» **GIVEN DATA**:
>> begin

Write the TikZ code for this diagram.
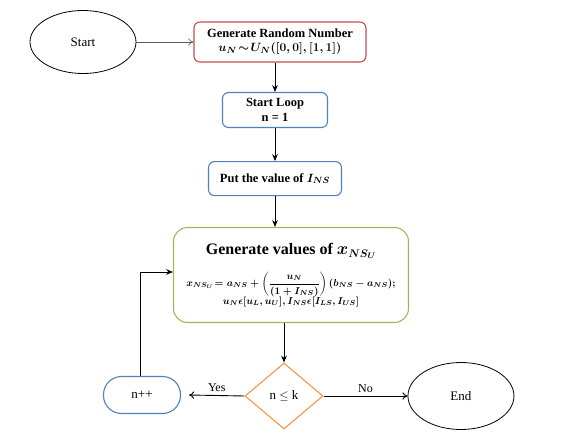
\documentclass[tikz,border=0pt]{standalone}
\usepackage{fontspec}
\setmainfont{Liberation Serif}
\usepackage{amsmath}
\usepackage{xcolor}
\usetikzlibrary{shapes.geometric, arrows.meta, positioning, calc}

\definecolor{boxred}{HTML}{C0504D}
\definecolor{boxblue}{HTML}{4F81BD}
\definecolor{boxgreen}{HTML}{9BBB59}
\definecolor{boxorange}{HTML}{F79646}

\begin{document}
\begin{tikzpicture}[x=1pt, y=1pt,
    terminal/.style={ellipse, draw, thick, minimum width=106pt, minimum height=63pt, font=\fontsize{13}{15}\selectfont},
    process/.style={rectangle, draw, rounded corners=6pt, line width=1.1pt, align=center, inner sep=2pt, fill=white, font=\bfseries\boldmath\fontsize{12.5}{15}\selectfont},
    decision/.style={diamond, draw=boxorange, line width=1.1pt, minimum width=78pt, minimum height=66pt, inner sep=1pt, font=\fontsize{13}{15}\selectfont},
    arrow/.style={-{Stealth[length=2.4mm, width=2mm]}, line width=0.9pt},
    openarrow/.style={-{To[length=1.8mm, width=2.6mm]}, line width=0.9pt}
]
\useasboundingbox (0,0) rectangle (566,-442);

% Nodes
\node[terminal] (start) at (83,-42) {Start};
\node[process, draw=boxred, minimum width=172pt, minimum height=40pt, right=57pt of start] (random)
    {Generate Random Number\\[-1pt] $u_N\!\sim\! U_N([0,0],[1,1])$};
\node[process, draw=boxblue, minimum width=105pt, minimum height=35pt] (loop) at (275,-110)
    {Start Loop\\ n = 1};
\node[process, draw=boxblue, minimum width=133pt, minimum height=34pt, below=33pt of loop] (put)
    {Put the value of $I_{NS}$};
\node[process, draw=boxgreen, rounded corners=14pt, minimum width=235pt, minimum height=95pt] (gen) at (291,-275)
    {{\fontsize{16}{19}\selectfont Generate values of $x_{NS_U}$}\\[12pt]
     {\fontsize{10}{12}\selectfont $x_{NS_U}\!= a_{NS} + \left(\dfrac{u_N}{(1+I_{NS})}\right)(b_{NS}-a_{NS});$}\\[-1pt]
     {\fontsize{10}{12}\selectfont $u_N\epsilon[u_L,u_U], I_{NS}\epsilon[I_{LS},I_{US}]$}};
\node[decision] (check) at (284,-396) {n $\leq$ k};
\node[terminal, minimum height=67pt, right=84pt of check] (end) {End};
\node[rectangle, draw=boxblue, line width=1.1pt, rounded corners=18pt, minimum width=77pt, minimum height=37pt,
    font=\fontsize{13}{15}\selectfont] (inc) at (142,-395) {n++};
\coordinate (corner) at (140,-272);

% Arrows
\draw[openarrow, gray!70!black, line width=0.6pt] (start.east) -- (random.west);
\draw[arrow] (loop.north |- random.south) -- (loop.north);
\draw[arrow] (loop.south) -- (put.north);
\draw[arrow] (put.south) -- (put.south |- gen.north);
\draw[arrow] (gen.south -| check.north) -- (check.north);
\draw[openarrow] (check.east) -- (end.west) node[midway, above, font=\fontsize{12}{14}\selectfont] {No};
\draw[openarrow] (check.west) -- ([xshift=8pt]inc.east) node[midway, above, font=\fontsize{12}{14}\selectfont] {Yes};
\draw[arrow] (inc.north -| corner) -- (corner) -- (corner -| gen.west);

\end{tikzpicture}
\end{document}
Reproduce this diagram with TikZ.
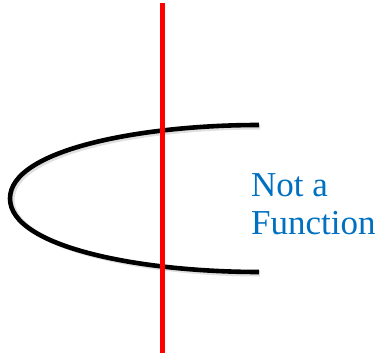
\documentclass[tikz,border=0pt]{standalone}
\usepackage{fontspec}
\setmainfont{Liberation Serif}
\definecolor{lineRed}{RGB}{255,0,0}
\definecolor{noteBlue}{RGB}{0,112,192}
\tikzset{vlt/.style={
  x=1pt, y=-1pt,
  vline/.style={line width=5pt, lineRed},
  curve/.style={line width=4.6pt, black},
  shade/.style={line width=5pt, black, opacity=0.12},
  label/.style={anchor=base west, inner sep=0pt, text=noteBlue, font=\fontsize{35}{38}\selectfont},
}}
\begin{document}
\begin{tikzpicture}[vlt]
\useasboundingbox (0,0) rectangle (378,353);

% sideways parabola (with a soft shadow)
\draw[shade] (260,127) .. controls (142,127) and (12,152) .. (12,200)
  .. controls (12,247) and (142,274) .. (260,274);
\draw[curve] (259,125) .. controls (140,125) and (10,150) .. (10,198.5)
  .. controls (10,247) and (140,272) .. (259,272);

% vertical line test
\coordinate (top) at (162.5,3);
\coordinate (bot) at (162.5,353);
\draw[vline] (top) -- (bot);

\node[label] (nota) at (251,196.5) {Not a};
\node[label] (func) at (251,234.5) {Function};

\end{tikzpicture}
\end{document}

>> end

» **GIVEN REQUEST**: Gather up every line from the listing above in which the word "with" occurs.

» **SOLUTION FOR THIS EXERCISE**:
Reproduce this diagram with TikZ.
% sideways parabola (with a soft shadow)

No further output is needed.